Principle:Google deepmind Dm control Observable Configuration
| Attribute | Value |
|---|---|
| Principle | Observable Configuration |
| Workflow | Composer_Environment_Building |
| Domain | Reinforcement_Learning, Observation |
| Source | dm_control |
| Last Updated | 2026-02-15 00:00 GMT |
Overview
Observable configuration is a declarative system for specifying what an agent can perceive, at what rate observations are sampled, how they are buffered, delayed, aggregated, and optionally corrupted.
Description
In real-world robotics, sensors do not all operate at the same frequency, observations arrive with latency, and sensor readings are noisy. A faithful simulation of these phenomena requires more than simply reading physics state at each control step. The Observable Configuration principle provides a multi-rate observation pipeline with the following capabilities:
- Update interval: Each observable can specify how many simulation steps pass between successive readings. A proprioceptive sensor might update every step, while a camera might update every 5 steps.
- Buffer size: Observations are stored in a fixed-size ring buffer. With a buffer of size k, the agent receives the most recent k readings (or an aggregation of them).
- Delay: An observable can be configured with a non-negative integer delay, measured in simulation steps. The observation returned to the agent reflects the state from delay steps ago, modeling real sensor latency.
- Aggregation: When the buffer contains multiple readings, an aggregator function (min, max, mean, median, sum, or a custom callable) can reduce the buffer to a single value before it is returned.
- Corruption: An optional corruptor callable can modify each raw observation before it enters the buffer, modeling sensor noise or bias.
- Enable/disable: Each observable has an
enabledflag. Only enabled observables are included in the agent's observation dict and consume computation.

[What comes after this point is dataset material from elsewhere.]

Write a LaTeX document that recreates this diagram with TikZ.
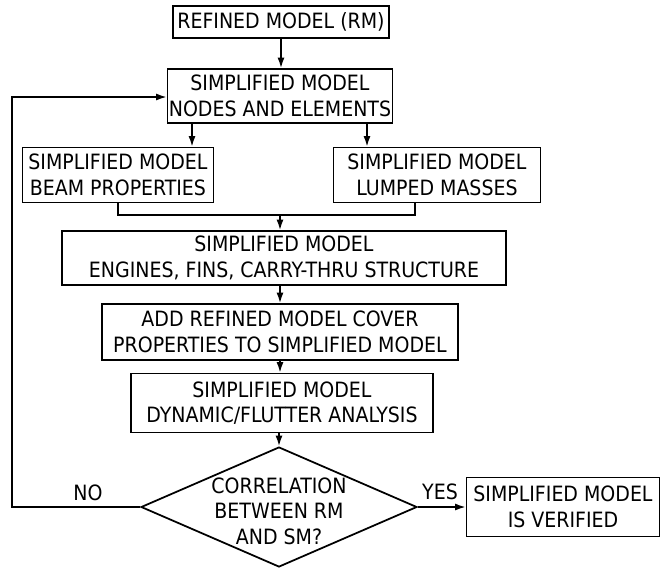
\documentclass[tikz,border=0pt]{standalone}
\usepackage{fontspec}
\setmainfont{DejaVu Sans Condensed}
\usepackage{tikz}
\usetikzlibrary{shapes.geometric,arrows.meta}
\tikzset{
  caixa/.style={draw,line width=1pt,align=center,inner sep=0pt,
                font=\fontsize{12}{14.5}\selectfont},
  losango/.style={draw,diamond,line width=1pt,inner sep=0pt},
  seta/.style={-{Latex[length=6pt,width=4pt]},line width=0.9pt},
  linha/.style={line width=0.9pt},
  rotulo/.style={align=center,font=\fontsize{12}{14.5}\selectfont}
}

\begin{document}
\begin{tikzpicture}[x=0.02cm,y=-0.02cm]
    \useasboundingbox (0,0) rectangle (661,568);
    % caixas do fluxograma
    \node[caixa,minimum width=4.32cm,minimum height=0.64cm] (rm) at (281,22)
      {REFINED MODEL (RM)};
    \node[caixa,minimum width=4.5cm,minimum height=1.08cm] (nodes) at (280,96)
      {SIMPLIFIED MODEL\\NODES AND ELEMENTS};
    \node[caixa,minimum width=3.82cm,minimum height=1.1cm] (beam) at (118,175)
      {SIMPLIFIED MODEL\\BEAM PROPERTIES};
    \node[caixa,minimum width=4.14cm,minimum height=1.1cm] (masses) at (437,175)
      {SIMPLIFIED MODEL\\LUMPED MASSES};
    \node[caixa,minimum width=8.88cm,minimum height=1.08cm] (engines) at (284,258)
      {SIMPLIFIED MODEL\\ENGINES, FINS, CARRY-THRU STRUCTURE};
    \node[caixa,minimum width=7.12cm,minimum height=1.12cm] (cover) at (280,332)
      {ADD REFINED MODEL COVER\\PROPERTIES TO SIMPLIFIED MODEL};
    \node[caixa,minimum width=6.04cm,minimum height=1.18cm] (flutter) at (282,403)
      {SIMPLIFIED MODEL\\DYNAMIC/FLUTTER ANALYSIS};
    % losango de decisao (texto em no separado)
    \node[losango,minimum width=5.52cm,minimum height=2.4cm] (corr) at (279,507) {};
    \node[rotulo] (corrtxt) at (279,511) {CORRELATION\\BETWEEN RM\\AND SM?};
    \node[caixa,minimum width=3.86cm,minimum height=1.18cm] (verified) at (563,507)
      {SIMPLIFIED MODEL\\IS VERIFIED};

    % ligacoes
    \draw[seta] (rm.south) -- (rm.south |- nodes.north);
    \draw[seta] (nodes.south -| 192,0) -- (beam.north -| 192,0);
    \draw[seta] (nodes.south -| 367,0) -- (masses.north -| 367,0);
    \coordinate (jl) at (118,215);
    \coordinate (jr) at (415,215);
    \coordinate (jm) at (280,215);
    \draw[linha] (beam.south) -- (jl) -- (jr) -- (jr |- masses.south);
    \draw[seta] (jm) -- (jm |- engines.north);
    \draw[seta] (engines.south -| jm) -- (cover.north -| jm);
    \draw[seta] (cover.south -| jm) -- (flutter.north -| jm);
    \draw[seta] (flutter.south -| corr.north) -- (corr.north);
    \draw[seta] (corr.east) -- (verified.west);
    \coordinate (volta) at (12,97);
    \draw[seta] (corr.west) -| (volta) -- (volta -| nodes.west);

    \node[rotulo] (no) at (88,493) {NO};
    \node[rotulo] (yes) at (440,492) {YES};
\end{tikzpicture}
\end{document}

The observable objects themselves are abstract: they declare what to observe (a named MuJoCo feature, an MJCF element binding, a camera render, or an arbitrary callable) and how to configure it. A separate Updater object manages the actual buffering, scheduling, and retrieval at runtime.
Observable types span two families:
- Name-based (
MujocoFeature,MujocoCamera): reference physics data by string name. These are convenient but fragile under model changes. - MJCF-based (
MJCFFeature,MJCFCamera): reference physics data bymjcf.Elementobject. These automatically track element renames and are the preferred approach in Composer environments.
A Generic observable wraps any callable that takes a Physics and returns a value.
Usage
Use Observable Configuration when you need to:
- Expose sensor readings: Create
MJCFFeatureobservables for joint positions, velocities, or contact forces bound to specific MJCF elements. - Add camera observations: Create
MJCFCameraobservables for RGB, depth, or segmentation images from cameras defined in the MJCF model. - Model realistic sensing: Configure
update_interval,delay, andcorruptorto simulate multi-rate, delayed, and noisy sensors. - Aggregate temporal data: Set
buffer_size > 1with an aggregator to provide the agent with temporal summaries (e.g., mean velocity over the last 5 readings). - Compute derived quantities: Use
Genericobservables for task-specific computations such as relative distances or goal indicators.
Theoretical Basis
The observation pipeline can be described as a discrete-time signal processing chain:
Raw physics state
|
v
[Observable._callable(physics)] -- sample the raw observation
|
v
[corruptor(raw_obs, random_state)] -- optional noise injection
|
v
[Ring Buffer of size buffer_size] -- store with timestamp
|
v
[delay filter] -- shift read pointer back by delay steps
|
v
[aggregator(buffer_contents)] -- reduce buffer (optional)
|
v
Agent observation
The Updater maintains a schedule for each enabled observable. At each physics substep, it checks whether an observable is due for an update (based on its update_interval) and, if so, calls the observation callable and inserts the result into the buffer with the appropriate delay tag. At the end of a control step, the updater reads from each buffer (respecting delays) and optionally applies the aggregator.
The update schedule is optimized: the updater pre-computes which updates will actually be visible at the next observation read and drops buffer entries that would be overwritten before being observed.